Clearly, ticket brokers and scalpers added to the problem. Their modus operandi is to buy as many tickets as possible, then resell them at a much higher price. With tickets offered by brokers topping $1,000 apiece, a $40 fan club fee is a small investment.

"The reality is, there's nothing to stop a broker from joining a fan club and being part of a presale," Fogel said. "As a broker, you spend every day of your life trying to figure out how to beat the system."

U2's official site acknowledged the scalper issue: "We are very aware that some people seem to have abused the system to scalp on eBay or similar sites ... We are currently looking into the possibility of identifying these people and withdrawing their tickets. Any help you can give us on this would be gratefully received."

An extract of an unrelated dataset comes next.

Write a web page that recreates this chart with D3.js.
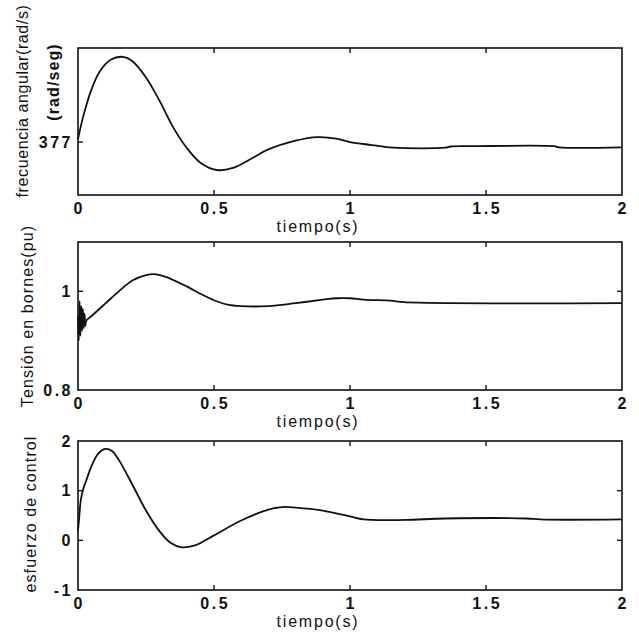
<!DOCTYPE html>
<html>
<head>
<meta charset="utf-8">
<script src="https://cdn.jsdelivr.net/npm/d3@7"></script>
<style>
  body { margin: 0; background: #fff; }
  svg { display: block; font-family: "Liberation Sans", Arial, sans-serif; }
  .frame { fill: none; stroke: #111; stroke-width: 1.6; }
  .trace { fill: none; stroke: #111; stroke-width: 1.8; }
  .tick { stroke: #111; stroke-width: 1.4; }
  .ticklabel { font-size: 16px; font-weight: bold; fill: #111; letter-spacing: 2.5px; }
  .xlabel { font-size: 16px; fill: #111; letter-spacing: 1.8px; }
  .ylabel { font-size: 16px; fill: #111; letter-spacing: 1.1px; }
</style>
</head>
<body>
<svg id="chart" width="639" height="642"></svg>
<script>
// shared time axis
const xTicks = [0, 0.5, 1, 1.5, 2];
const xTickLabels = ["0", "0.5", "1", "1.5", "2"];

// frecuencia angular (rad/s)
const freqT = [0, 0.02, 0.05, 0.08, 0.12, 0.165, 0.2, 0.25, 0.3, 0.35, 0.4, 0.45, 0.51, 0.57, 0.63, 0.7, 0.8, 0.88, 0.95, 1.0, 1.08, 1.16, 1.35, 1.37, 1.45, 1.75, 1.77, 2];
const freqW = [377.1, 377.9, 378.8, 379.4, 379.8, 379.9, 379.75, 379.2, 378.4, 377.5, 376.8, 376.3, 376.05, 376.12, 376.4, 376.75, 377.05, 377.17, 377.12, 377.0, 376.9, 376.81, 376.81, 376.85, 376.86, 376.86, 376.82, 376.82];
const freqTicks = [377];
const freqTickLabels = ["377"];

// tension en bornes (pu)
const voltT = [0, 0.003, 0.006, 0.009, 0.012, 0.015, 0.018, 0.021, 0.024, 0.027, 0.03, 0.05, 0.1, 0.15, 0.2, 0.25, 0.28, 0.32, 0.4, 0.45, 0.5, 0.55, 0.6, 0.7, 0.8, 0.9, 0.95, 1.0, 1.05, 1.15, 1.2, 2];
const voltV = [0.95, 0.9, 0.98, 0.91, 0.97, 0.92, 0.965, 0.925, 0.955, 0.93, 0.94, 0.95, 0.975, 1.0, 1.022, 1.033, 1.035, 1.03, 1.01, 0.995, 0.982, 0.973, 0.97, 0.97, 0.976, 0.983, 0.986, 0.986, 0.983, 0.981, 0.978, 0.976];
const voltTicks = [0.8, 1];
const voltTickLabels = ["0.8", "1"];

// esfuerzo de control
const ctrlT = [0, 0.005, 0.01, 0.02, 0.03, 0.05, 0.075, 0.1, 0.125, 0.15, 0.2, 0.25, 0.3, 0.34, 0.38, 0.43, 0.5, 0.6, 0.7, 0.75, 0.8, 0.9, 1.0, 1.05, 1.2, 1.35, 1.65, 1.7, 2];
const ctrlU = [0.2, 0.5, 0.8, 1.05, 1.2, 1.5, 1.75, 1.84, 1.8, 1.62, 1.12, 0.6, 0.18, -0.05, -0.14, -0.1, 0.1, 0.4, 0.62, 0.67, 0.66, 0.6, 0.48, 0.42, 0.41, 0.44, 0.44, 0.42, 0.42];
const ctrlTicks = [-1, 0, 1, 2];
const ctrlTickLabels = ["-1", "0", "1", "2"];

const panels = [
  { t: freqT, v: freqW, domain: [375.2, 380.2], top: 48, bottom: 195,
    yTicks: freqTicks, yLabels: freqTickLabels, leftTicks: [377], rightTicks: [],
    title: "frecuencia angular(rad/s)", titleX: 22, titleY: 101, titleSpacing: 0.6,
    sub: "(rad/seg)", subX: 53, subY: 82 },
  { t: voltT, v: voltV, domain: [0.8, 1.1], top: 242, bottom: 390,
    yTicks: voltTicks, yLabels: voltTickLabels, leftTicks: [1], rightTicks: [1],
    title: "Tensión en bornes(pu)", titleX: 27, titleY: 316 },
  { t: ctrlT, v: ctrlU, domain: [-1, 2], top: 441, bottom: 590,
    yTicks: ctrlTicks, yLabels: ctrlTickLabels, leftTicks: [0, 1], rightTicks: [0, 1],
    title: "esfuerzo de control", titleX: 30, titleY: 514 },
];

const left = 78;
const right = 622;
const tickLen = 5;

const svg = d3.select("#chart");
const x = d3.scaleLinear().domain([0, 2]).range([left, right]);

panels.forEach((p) => {
  const y = d3.scaleLinear().domain(p.domain).range([p.bottom, p.top]);
  const g = svg.append("g");

  g.append("rect")
    .attr("class", "frame")
    .attr("x", left)
    .attr("y", p.top)
    .attr("width", right - left)
    .attr("height", p.bottom - p.top);

  // inner x ticks, top and bottom
  const inner = xTicks.filter((d) => d > 0 && d < 2);
  g.selectAll(".xb")
    .data(inner)
    .join("line")
    .attr("class", "tick")
    .attr("x1", (d) => x(d)).attr("x2", (d) => x(d))
    .attr("y1", p.bottom).attr("y2", p.bottom - tickLen);
  g.selectAll(".xt")
    .data(inner)
    .join("line")
    .attr("class", "tick")
    .attr("x1", (d) => x(d)).attr("x2", (d) => x(d))
    .attr("y1", p.top).attr("y2", p.top + tickLen);

  g.selectAll(".yl")
    .data(p.leftTicks)
    .join("line")
    .attr("class", "tick")
    .attr("x1", left).attr("x2", left + tickLen)
    .attr("y1", (d) => y(d)).attr("y2", (d) => y(d));
  g.selectAll(".yr")
    .data(p.rightTicks)
    .join("line")
    .attr("class", "tick")
    .attr("x1", right).attr("x2", right - tickLen)
    .attr("y1", (d) => y(d)).attr("y2", (d) => y(d));

  // letter-spacing adds a trailing gap, nudge by half of it
  g.selectAll(".xlab")
    .data(xTicks)
    .join("text")
    .attr("class", "ticklabel")
    .attr("x", (d) => x(d) + 1.2)
    .attr("y", p.bottom + 19)
    .attr("text-anchor", "middle")
    .text((d, i) => xTickLabels[i]);

  g.selectAll(".ylab")
    .data(p.yTicks)
    .join("text")
    .attr("class", "ticklabel")
    .attr("x", left - 5)
    .attr("y", (d) => y(d))
    .attr("dy", "0.35em")
    .attr("text-anchor", "end")
    .text((d, i) => p.yLabels[i]);

  g.append("text")
    .attr("class", "xlabel")
    .attr("x", 318)
    .attr("y", p.bottom + 37)
    .attr("text-anchor", "middle")
    .text("tiempo(s)");

  g.append("text")
    .attr("class", "ylabel")
    .attr("transform", `translate(${p.titleX},${p.titleY}) rotate(-90)`)
    .attr("text-anchor", "middle")
    .attr("dy", "0.35em")
    .style("letter-spacing", p.titleSpacing != null ? `${p.titleSpacing}px` : null)
    .text(p.title);

  if (p.sub) {
    g.append("text")
      .attr("class", "ylabel")
      .attr("font-weight", "bold")
      .attr("font-size", 15)
      .attr("transform", `translate(${p.subX},${p.subY}) rotate(-90)`)
      .attr("text-anchor", "middle")
      .attr("dy", "0.35em")
      .text(p.sub);
  }

  const line = d3.line()
    .x((d, i) => x(p.t[i]))
    .y((d) => y(d))
    .curve(d3.curveCatmullRom.alpha(0.5));

  g.append("path")
    .attr("class", "trace")
    .attr("d", line(p.v));
});
</script>
</body>
</html>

In retrospect, insiders say, the biggest mistake may have been not cutting off membership -- some estimate 100,000 fans signed up-to the presale at u2.com. But there was no way of knowing who would buy for which, if any, shows, and bands have rarely been faced with the prospect of turning away fans from fan sites.

"There is no question the demand, both here and in Europe, is as high as I've ever seen, and with that comes difficulties in managing that kind of volume," Fogel said.

All U.K. shows sold out, with more than 260,000 seats gone, and 55,000 sold for the June 10 European opener in Brussels. Sellouts in the United States include four shows at Chicago's United Center and three at Boston's FleetCenter. In total, more than 600,000 tickets sold in less than a week.

It looks as if U2 is well on its way to realizing a potential gross in excess of $250 million, and it is doubtful relationships with fans will be seriously harmed. History shows much will be forgotten once the first note is played in San Diego on March 28.